- Promotional release poster
- Directed by: Bruno Murtinho
- Written by: Leonardo Gudel; Bruno Murtinho;
- Produced by: Leonardo Edde
- Starring: Dona Onete; Manoel Cordeiro; Sebastião Tapajós; Albery Albuquerque; Mestre Damasceno; Waldo Squash; Paulo André Barata; MG Calibre; Gina Lobrista;
- Cinematography: Jacques Cheuiche
- Production company: Urca Filmes
- Distributed by: Pagu Pictures [pt]
- Release dates: November 2018 (Festival do Rio); 6 June 2019 (Brazil);
- Running time: 85 minutes
- Country: Brazil
- Language: Portuguese

= Amazônia Groove =

2018 Brazilian documentary film

Amazônia Groove is a 2018 Brazilian documentary film about the music of northern Brazil and the Amazon region of South America. Directed and co-written by Bruno Murtinho, the film premiered at the Rio de Janeiro International Film Festival (Festival do Rio) in November 2018. It was released theatrically in Brazil on 6 June 2019.

==Synopsis==
Amazônia Groove showcases musicians living in northern Brazil—including the state of Pará—in and around the region known as the Amazon basin, in South America. Among the musicians featured are singer and composer Dona Onete; rapper MG Caliber; guitarist Manoel Cordeiro; singer-songwriter Mestre Damasceno; singer Gina Lobrista; DJ and musician Waldo Squash; and guitarist Sebastião Tapajós.

==Production==
According to director Bruno Murtinho, Amazônia Groove was conceived by a South American music producer who sent Murtinho MP3 files of music originating from the Amazon region. A fan of music videos produced by Murtinho, the music producer suggested that Murtinho write and direct a documentary about musicians in and around Brazil.

==Release and reception==
Amazônia Groove had its premiere at the Rio de Janeiro International Film Festival (Festival do Rio) in November 2018. In March 2019, it screened at the South by Southwest Film Festival in Austin, Texas, United States, where it won the ZEISS Cinematography Award.

Amazônia Groove received a theatrical release in Brazil on 6 June 2019.
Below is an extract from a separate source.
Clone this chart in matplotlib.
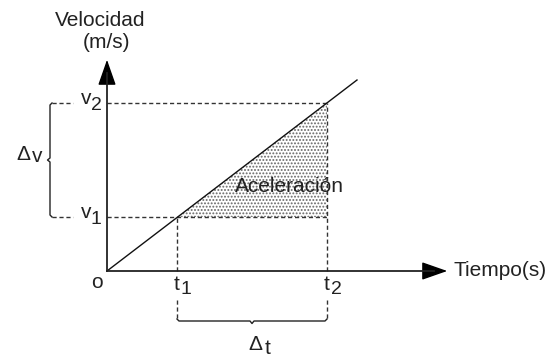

Sérgio Alpendre of Folha de S.Paulo gave the film a score of three out of five stars. Michael King of The Austin Chronicle commended the range of genres showcased in the film; he wrote that, "the various performances are brief but often magical," and that Murtinho's "vivid recapitulation of a few evocative musical genres of the region inevitably leaves a viewer thirsting for more."